Though Nolan himself hasn’t been to the lab in Cochabamba yet, his colleague and Ryerson associate professor of early childhood studies Aurelia Di Santo went down to work directly with the team there. He plans to travel down in May and is “very excited and looking forward to meeting face-to-face people who I’ve been communicating with [for] so long online.”

Nolan is autistic, which he says helps him with his designs because he views the world from a different perspective.

“I find that my attention always shifts towards the edges and gaps of things. I’m always aware of what is forgotten, ignored or left behind. I’m always thinking about the assumptions that we make, and I question those assumptions,” he said.

Nolan said he’s always been uncomfortable with how disabled people are marginalized by society, and he’s aware of how designs focus on a standard definition of a person.
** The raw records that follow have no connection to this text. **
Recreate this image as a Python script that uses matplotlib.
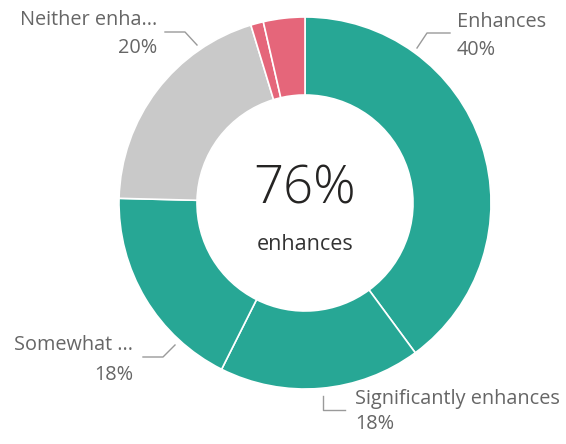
import matplotlib
matplotlib.use("Agg")
import matplotlib.pyplot as plt

# ---- data ----
categories = ["Enhances", "Significantly enhances", "Somewhat enhances",
              "Neither enhances nor detracts", "Significantly detracts", "Detracts"]
values = [39.9, 17.5, 18.0, 19.9, 1.1, 3.6]
display_names = ["Enhances", "Significantly enhances", "Somewhat ...", "Neither enha...", None, None]
display_pcts = ["40%", "18%", "18%", "20%", None, None]
colors = ["#27A795", "#27A795", "#27A795", "#C9C9C9", "#E5667A", "#E5667A"]
center_value = "76%"
center_label = "enhances"

W, H = 566, 444
fig = plt.figure(figsize=(W / 100, H / 100), dpi=100)
ax = fig.add_axes([0, 0, 1, 1])

cx, cy = 305, H - 203
R = 186
width = 78

ax.pie(values, colors=colors, startangle=90, counterclock=False,
       center=(cx, cy), radius=R, frame=True,
       wedgeprops=dict(width=width, edgecolor="white", linewidth=1.2))
ax.set_xlim(0, W)
ax.set_ylim(0, H)
ax.set_aspect("equal")
ax.axis("off")

plt.rcParams['font.family'] = ['Open Sans', 'DejaVu Sans']
tc = "#666666"
fs = 14.3
lc = "#9a9a9a"

def Y(y):
    return H - y

# Enhances
ax.text(457, Y(22), display_names[0], ha="left", va="center", color=tc, fontsize=fs)
ax.text(457, Y(50), display_pcts[0], ha="left", va="center", color=tc, fontsize=fs)
ax.plot([417, 427, 450], [Y(48), Y(33), Y(33)], color=lc, lw=1)

# Significantly enhances
ax.text(355, Y(399), display_names[1], ha="left", va="center", color=tc, fontsize=fs)
ax.text(355, Y(424), display_pcts[1], ha="left", va="center", color=tc, fontsize=fs)
ax.plot([323, 323, 345], [Y(396), Y(410), Y(410)], color=lc, lw=1)

# Somewhat
ax.text(133, Y(345), display_names[2], ha="right", va="center", color=tc, fontsize=fs)
ax.text(133, Y(375), display_pcts[2], ha="right", va="center", color=tc, fontsize=fs)
ax.plot([143, 163, 175], [Y(357), Y(357), Y(345)], color=lc, lw=1)

# Neither
ax.text(157, Y(20), display_names[3], ha="right", va="center", color=tc, fontsize=fs)
ax.text(157, Y(48), display_pcts[3], ha="right", va="center", color=tc, fontsize=fs)
ax.plot([165, 185, 197], [Y(32), Y(32), Y(45)], color=lc, lw=1)

# center
ax.text(cx, Y(190), center_value, ha="center", va="center", color="#252423",
        fontsize=38, fontweight="light")
ax.text(cx, Y(245), center_label, ha="center", va="center", color="#333333", fontsize=15.5)

fig.savefig("out.png", dpi=100, facecolor="white")
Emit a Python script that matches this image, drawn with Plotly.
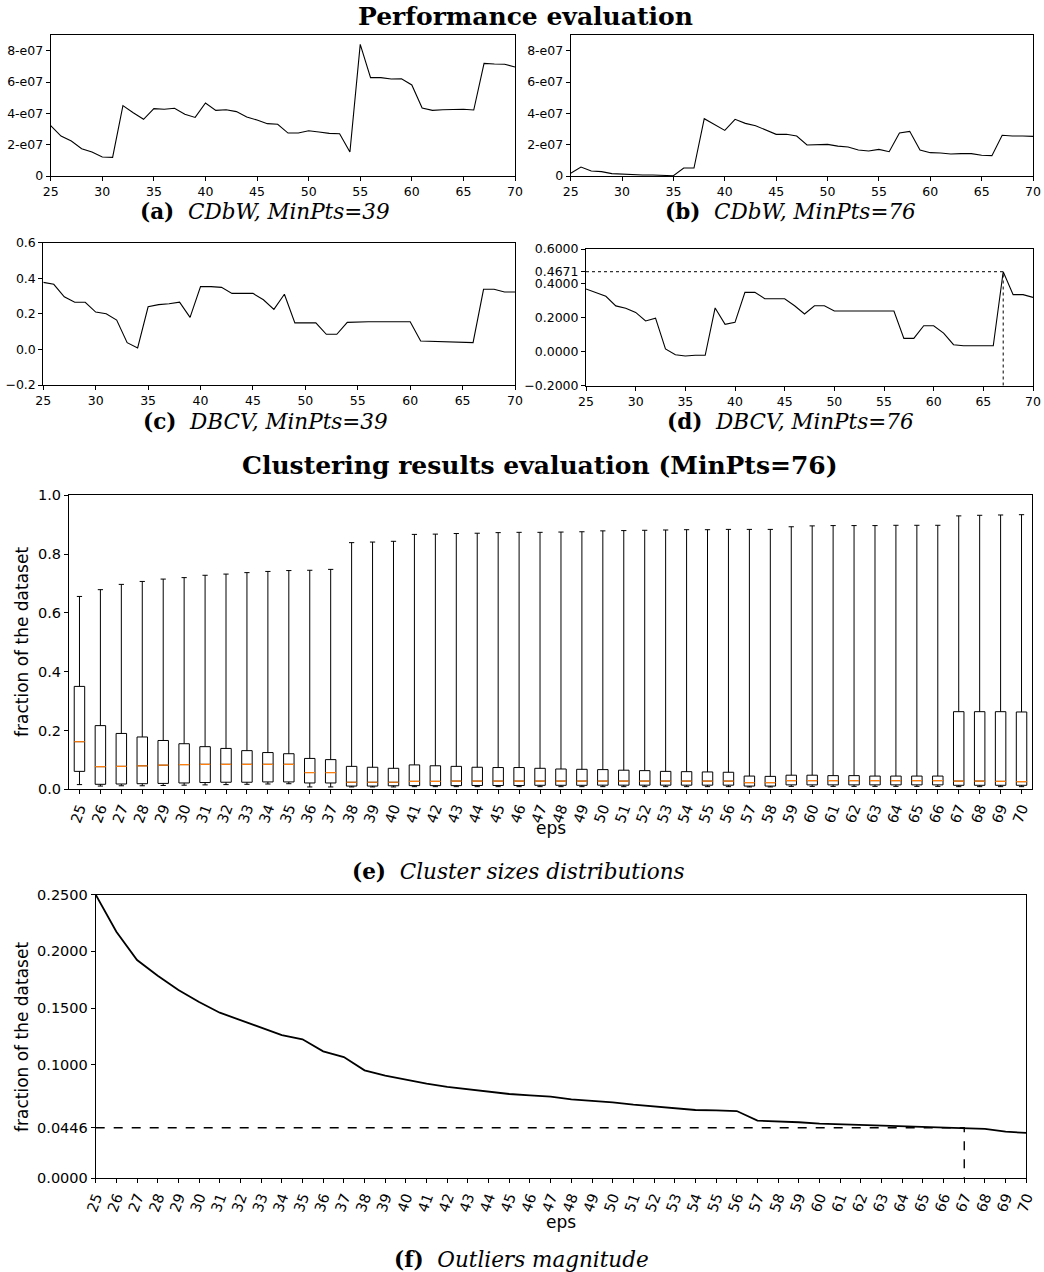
import plotly.graph_objects as go

# ---------------- data ----------------
eps = list(range(25, 71))

cdbw_39 = [3.21e7, 2.55e7, 2.23e7, 1.74e7, 1.53e7, 1.21e7, 1.19e7, 4.49e7, 4.04e7, 3.62e7,
           4.30e7, 4.26e7, 4.32e7, 3.94e7, 3.74e7, 4.66e7, 4.19e7, 4.23e7, 4.11e7, 3.77e7,
           3.57e7, 3.34e7, 3.30e7, 2.74e7, 2.74e7, 2.89e7, 2.81e7, 2.72e7, 2.70e7, 1.53e7,
           8.40e7, 6.28e7, 6.28e7, 6.19e7, 6.21e7, 5.81e7, 4.34e7, 4.19e7, 4.23e7, 4.23e7,
           4.26e7, 4.21e7, 7.19e7, 7.15e7, 7.13e7, 6.96e7]

cdbw_76 = [0.17e7, 0.57e7, 0.32e7, 0.28e7, 0.15e7, 0.11e7, 0.085e7, 0.06e7, 0.06e7, 0.04e7,
           0.02e7, 0.51e7, 0.51e7, 3.66e7, 3.28e7, 2.91e7, 3.62e7, 3.36e7, 3.21e7, 2.94e7,
           2.66e7, 2.66e7, 2.55e7, 1.98e7, 2.02e7, 2.02e7, 1.91e7, 1.85e7, 1.66e7, 1.60e7,
           1.70e7, 1.55e7, 2.74e7, 2.85e7, 1.66e7, 1.49e7, 1.47e7, 1.40e7, 1.43e7, 1.43e7,
           1.32e7, 1.30e7, 2.60e7, 2.55e7, 2.55e7, 2.53e7]

dbcv_39 = [0.377, 0.366, 0.296, 0.265, 0.265, 0.210, 0.201, 0.165, 0.038, 0.008,
           0.240, 0.252, 0.257, 0.266, 0.180, 0.353, 0.353, 0.349, 0.315, 0.315,
           0.315, 0.279, 0.225, 0.310, 0.149, 0.149, 0.149, 0.085, 0.085, 0.152,
           0.156, 0.156, 0.156, 0.156, 0.156, 0.156, 0.047, 0.045, 0.040, 0.040,
           0.040, 0.038, 0.338, 0.338, 0.323, 0.323]

dbcv_76 = [0.366, 0.346, 0.323, 0.267, 0.253, 0.229, 0.179, 0.195, 0.015, -0.0185,
           -0.026, -0.022, -0.022, 0.255, 0.159, 0.171, 0.346, 0.346, 0.309, 0.309,
           0.309, 0.268, 0.220, 0.268, 0.268, 0.237, 0.237, 0.237, 0.237, 0.237,
           0.237, 0.237, 0.077, 0.077, 0.151, 0.151, 0.108, 0.040, 0.034, 0.034,
           0.034, 0.034, 0.4671, 0.333, 0.333, 0.317]
dbcv_best_eps = 67
dbcv_best_val = 0.4671

# cluster sizes distribution (fraction of dataset), MinPts=76
box_upper = [0.656, 0.679, 0.697, 0.707, 0.715, 0.720, 0.728, 0.732, 0.737, 0.741,
             0.744, 0.745, 0.748, 0.839, 0.841, 0.8435, 0.867, 0.868, 0.870, 0.871,
             0.873, 0.874, 0.874, 0.875, 0.876, 0.879, 0.880, 0.881, 0.882, 0.883,
             0.883, 0.884, 0.884, 0.884, 0.893, 0.896, 0.897, 0.897, 0.897, 0.898,
             0.898, 0.898, 0.930, 0.932, 0.933, 0.934]
box_q3 = [0.350, 0.2166, 0.190, 0.178, 0.166, 0.155, 0.145, 0.139, 0.1315, 0.125,
          0.121, 0.105, 0.101, 0.078, 0.075, 0.0714, 0.083, 0.080, 0.078, 0.075,
          0.074, 0.074, 0.0714, 0.069, 0.068, 0.067, 0.065, 0.0635, 0.061, 0.060,
          0.059, 0.058, 0.045, 0.044, 0.048, 0.048, 0.0465, 0.0465, 0.045, 0.045,
          0.045, 0.045, 0.264, 0.264, 0.264, 0.263]
box_median = [0.162, 0.077, 0.078, 0.080, 0.082, 0.084, 0.085, 0.085, 0.085, 0.085,
              0.085, 0.057, 0.057, 0.024, 0.024, 0.024, 0.027, 0.027, 0.028, 0.028,
              0.028, 0.028, 0.028, 0.028, 0.028, 0.028, 0.028, 0.028, 0.028, 0.028,
              0.028, 0.028, 0.0227, 0.0227, 0.0295, 0.0295, 0.0295, 0.0295, 0.0295, 0.0295,
              0.0295, 0.0295, 0.028, 0.028, 0.027, 0.026]
box_q1 = [0.061, 0.017, 0.018, 0.019, 0.020, 0.0215, 0.023, 0.024, 0.024, 0.025,
          0.025, 0.0215, 0.0215, 0.011, 0.011, 0.012, 0.0125, 0.0125, 0.0125, 0.013,
          0.013, 0.013, 0.0136, 0.0136, 0.0136, 0.014, 0.014, 0.014, 0.014, 0.014,
          0.014, 0.014, 0.011, 0.011, 0.015, 0.015, 0.015, 0.015, 0.015, 0.015,
          0.015, 0.015, 0.0136, 0.0136, 0.0136, 0.0136]
box_lower = [0.016, 0.011, 0.012, 0.012, 0.013, 0.014, 0.015, 0.016, 0.017, 0.018,
             0.019, 0.008, 0.008, 0.008, 0.008, 0.008, 0.009, 0.009, 0.009, 0.009,
             0.009, 0.009, 0.009, 0.009, 0.009, 0.009, 0.009, 0.009, 0.009, 0.009,
             0.009, 0.009, 0.008, 0.008, 0.010, 0.010, 0.010, 0.010, 0.010, 0.010,
             0.010, 0.010, 0.009, 0.009, 0.009, 0.009]

outliers = [0.250, 0.2174, 0.1924, 0.1786, 0.166, 0.1554, 0.146, 0.1395, 0.1328, 0.1263,
            0.1225, 0.1119, 0.1069, 0.0952, 0.0905, 0.0867, 0.0834, 0.0805, 0.0784, 0.0761,
            0.0743, 0.0731, 0.0720, 0.0696, 0.0684, 0.0670, 0.0649, 0.0632, 0.0617, 0.0602,
            0.0599, 0.0593, 0.0508, 0.0502, 0.0494, 0.0482, 0.0476, 0.0470, 0.0464, 0.0458,
            0.0455, 0.0452, 0.0446, 0.0435, 0.0411, 0.0400]
outl_best_eps = 67
outl_best_val = 0.0446

cdbw_ticks = [0, 2e7, 4e7, 6e7, 8e7]
cdbw_ticktext = ["0", "2-e07", "4-e07", "6-e07", "8-e07"]
dbcv39_ticks = [-0.2, 0.0, 0.2, 0.4, 0.6]
dbcv39_ticktext = ["\u22120.2", "0.0", "0.2", "0.4", "0.6"]
dbcv76_ticks = [-0.2, 0.0, 0.2, 0.4, 0.4671, 0.6]
dbcv76_ticktext = ["\u22120.2000", "0.0000", "0.2000", "0.4000", "0.4671", "0.6000"]
box_ticks = [0.0, 0.2, 0.4, 0.6, 0.8, 1.0]
box_ticktext = ["0.0", "0.2", "0.4", "0.6", "0.8", "1.0"]
outl_ticks = [0.0, 0.0446, 0.1, 0.15, 0.2, 0.25]
outl_ticktext = ["0.0000", "0.0446", "0.1000", "0.1500", "0.2000", "0.2500"]

# ---------------- layout helpers ----------------
W, H = 1044, 1272


def fx(p):
    return p / W


def fy(p):
    return 1 - p / H


SANS = "DejaVu Sans"
SERIF = "DejaVu Serif"


def axis(domain, size, **kw):
    d = dict(domain=domain, showline=True, mirror=True, linecolor="black", linewidth=1,
             ticks="outside", ticklen=4, tickwidth=1, tickcolor="black", showgrid=False,
             zeroline=False, automargin=False,
             tickfont=dict(family=SANS, size=size, color="black"))
    d.update(kw)
    return d


fig = go.Figure()
line_style = dict(color="black", width=1.1)

fig.add_trace(go.Scatter(x=eps, y=cdbw_39, mode="lines", line=line_style, xaxis="x", yaxis="y"))
fig.add_trace(go.Scatter(x=eps, y=cdbw_76, mode="lines", line=line_style, xaxis="x2", yaxis="y2"))
fig.add_trace(go.Scatter(x=eps, y=dbcv_39, mode="lines", line=line_style, xaxis="x3", yaxis="y3"))
fig.add_trace(go.Scatter(x=eps, y=dbcv_76, mode="lines", line=line_style, xaxis="x4", yaxis="y4"))
# dotted reference lines for best DBCV
fig.add_trace(go.Scatter(x=[eps[0], dbcv_best_eps, dbcv_best_eps],
                         y=[dbcv_best_val, dbcv_best_val, dbcv76_ticks[0]],
                         mode="lines", line=dict(color="black", width=1, dash="dot"),
                         xaxis="x4", yaxis="y4"))

# box plot (e)
pos = list(range(1, len(eps) + 1))
fig.add_trace(go.Box(x=pos, q1=box_q1, median=box_median, q3=box_q3,
                     lowerfence=box_lower, upperfence=box_upper,
                     width=0.5, whiskerwidth=0.5, fillcolor="white",
                     line=dict(color="black", width=1), boxpoints=False,
                     xaxis="x5", yaxis="y5", hoverinfo="skip"))
mx, my = [], []
for p, m in zip(pos, box_median):
    mx += [p - 0.25, p + 0.25, None]
    my += [m, m, None]
fig.add_trace(go.Scatter(x=mx, y=my, mode="lines", line=dict(color="#ff7f0e", width=1.2),
                         xaxis="x5", yaxis="y5"))

# outliers (f)
fig.add_trace(go.Scatter(x=eps, y=outliers, mode="lines", line=dict(color="black", width=1.8),
                         xaxis="x6", yaxis="y6"))
fig.add_trace(go.Scatter(x=[eps[0], outl_best_eps, outl_best_eps],
                         y=[outl_best_val, outl_best_val, 0],
                         mode="lines", line=dict(color="black", width=1.4, dash="dash"),
                         xaxis="x6", yaxis="y6"))

five = list(range(25, 71, 5))
fs_small = 12.5
fs_big = 14.5

layout = dict(
    width=W, height=H, margin=dict(l=0, r=0, t=0, b=0),
    paper_bgcolor="white", plot_bgcolor="white", showlegend=False,
    xaxis=axis([fx(50.7), fx(515)], fs_small, anchor="y", range=[25, 70], tickvals=five),
    yaxis=axis([fy(176), fy(35)], fs_small, anchor="x", range=[0, 9e7],
               tickvals=cdbw_ticks, ticktext=cdbw_ticktext),
    xaxis2=axis([fx(570.7), fx(1033)], fs_small, anchor="y2", range=[25, 70], tickvals=five),
    yaxis2=axis([fy(176), fy(35)], fs_small, anchor="x2", range=[0, 9e7],
                tickvals=cdbw_ticks, ticktext=cdbw_ticktext),
    xaxis3=axis([fx(43.3), fx(515)], fs_small, anchor="y3", range=[25, 70], tickvals=five),
    yaxis3=axis([fy(385), fy(242.7)], fs_small, anchor="x3", range=[-0.2, 0.6],
                tickvals=dbcv39_ticks, ticktext=dbcv39_ticktext),
    xaxis4=axis([fx(586), fx(1033)], fs_small, anchor="y4", range=[25, 70], tickvals=five),
    yaxis4=axis([fy(385.7), fy(249)], fs_small, anchor="x4", range=[-0.2, 0.6],
                tickvals=dbcv76_ticks, ticktext=dbcv76_ticktext),
    xaxis5=axis([fx(69), fx(1032)], fs_big, anchor="y5", range=[0.5, len(eps) + 0.5],
                tickvals=pos, ticktext=[str(e) for e in eps], tickangle=-70),
    yaxis5=axis([fy(789.3), fy(495.3)], fs_big, anchor="x5", range=[0, 1.0],
                tickvals=box_ticks, ticktext=box_ticktext),
    xaxis6=axis([fx(95.7), fx(1026.3)], fs_big, anchor="y6", range=[25, 70],
                tickvals=eps, ticktext=[str(e) for e in eps], tickangle=-70),
    yaxis6=axis([fy(1178.3), fy(894.7)], fs_big, anchor="x6", range=[0, 0.25],
                tickvals=outl_ticks, ticktext=outl_ticktext),
)
fig.update_layout(**layout)

ann = []


def text(x, y, s, size, family=SERIF, angle=0, **kw):
    ann.append(dict(x=fx(x), y=fy(y), xref="paper", yref="paper", text=s, showarrow=False,
                    font=dict(family=family, size=size, color="black"), textangle=angle,
                    xanchor="center", yanchor="middle", **kw))


text(525, 17, "<b>Performance evaluation</b>", 25)
text(540, 466, "<b>Clustering results evaluation (MinPts=76)</b>", 25)
text(265, 211, "<b>(a)</b>  <i>CDbW, MinPts=39</i>", 21.5)
text(790, 211, "<b>(b)</b>  <i>CDbW, MinPts=76</i>", 21.5)
text(265, 421, "<b>(c)</b>  <i>DBCV, MinPts=39</i>", 21.5)
text(790, 421, "<b>(d)</b>  <i>DBCV, MinPts=76</i>", 21.5)
text(518, 871, "<b>(e)</b>  <i>Cluster sizes distributions</i>", 21.5)
text(521, 1259, "<b>(f)</b>  <i>Outliers magnitude</i>", 21.5)
text(551, 828, "eps", 17, family=SANS)
text(561, 1222, "eps", 17, family=SANS)
text(22, 642, "fraction of the dataset", 17, family=SANS, angle=-90)
text(22, 1037, "fraction of the dataset", 17, family=SANS, angle=-90)
fig.update_layout(annotations=ann)

fig.write_html("out.html")
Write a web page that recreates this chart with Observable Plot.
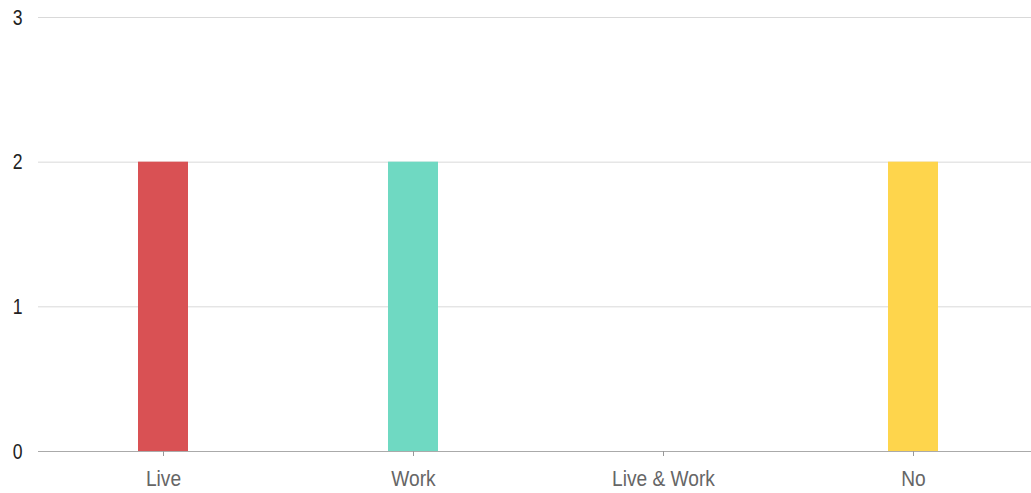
<!DOCTYPE html>
<html>
<head>
<meta charset="utf-8">
<script src="https://cdn.jsdelivr.net/npm/d3@7"></script>
<script src="https://cdn.jsdelivr.net/npm/@observablehq/plot@0.6"></script>
<style>
  html, body { margin: 0; padding: 0; background: #fff; }
  svg { display: block; }
</style>
</head>
<body>
<div id="chart"></div>
<script>
const categories = ["Live", "Work", "Live & Work", "No"];
const values = [2, 2, 0, 2];
const colors = ["#d84b4e", "#6ad8c0", "#cccccc", "#fed446"];
const yTicks = [0, 1, 2, 3];

const data = categories.map((c, i) => ({category: c, value: values[i]}));
const font = "'Liberation Sans', Arial, sans-serif";

const chart = Plot.plot({
  width: 1031,
  height: 493,
  marginTop: 17,
  marginBottom: 42,
  marginLeft: 38,
  marginRight: 0,
  style: {fontFamily: font, background: "#fff"},
  x: {domain: categories, range: [38, 1038], paddingInner: 0.8, paddingOuter: 0.4, align: 0.5},
  y: {domain: [0, 3]},
  color: {domain: categories, range: colors},
  marks: [
    Plot.gridY(yTicks.slice(1), {stroke: "#d9d9d9", strokeOpacity: 1}),
    Plot.ruleY([0], {stroke: "#aaaaaa"}),
    Plot.barY(data, {x: "category", y: "value", fill: "category", fillOpacity: 0.97}),
    Plot.axisX({tickSize: 5, tickPadding: 14, fontSize: 22, fill: "#666", stroke: "#999", label: null, ariaLabel: "x-axis"}),
    Plot.axisY({ticks: yTicks, tickSize: 0, tickPadding: 16, fontSize: 22, fill: "#222", label: null, tickFormat: d3.format("d"), ariaLabel: "y-axis"})
  ]
});
document.getElementById("chart").appendChild(chart);

// condense axis labels to mimic the narrow typeface of the reference
function condense(selector, k) {
  chart.querySelectorAll(selector).forEach(t => {
    const len = t.getComputedTextLength();
    if (len > 0) {
      t.setAttribute("textLength", (len * k).toFixed(2));
      t.setAttribute("lengthAdjust", "spacingAndGlyphs");
    }
  });
}
condense('g[aria-label="x-axis tick label"] text', 0.87);
condense('g[aria-label="y-axis tick label"] text', 0.8);
</script>
</body>
</html>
“Combining these two notions has led to a sense that we need to be able to create tools that will allow everyone to create things that they need in their lives without having to wait for someone else to design for them,” Nolan said. “I think the design should be radically individualizable, and the design processes should start with the [individuals] who use an object, and not with the designer or engineer who merely wants to create things for others.”

At EDGE, Nolan and his team launched the Responsive Ecologies Lab (RE/Lab). The lab uses fields like engineering, architecture and health sciences to “ensure that technologies become a more meaningful and useful part of our lives” by creating things like learning-based games and built environments, like the ADI project.

“I think my approach has emerged because of who I am as an autistic, and how I see the world,” Nolan said. “Yet, at the same time, I think that we all can expand our awareness towards the margins, and the marginalized, and see new opportunities to imagine and invent new tools and technologies that will help us create solutions for ourselves. That is a really interesting challenge.”

The ADI project’s goal for the future is to help locals in Bolivia develop a design lab of their own where they can learn to create advancements for special-needs children.

“I’ve never had the opportunity to have a lab such as we are establishing in Bolivia where we can have direct and sustained interaction with a number of children over many years,” Nolan said. “I’m very excited for this phase to begin so that we can move from short one-off experiments to a long-term sustained design project that will help to put these ideas to the test, and hopefully represent improvement in the lives of these children.”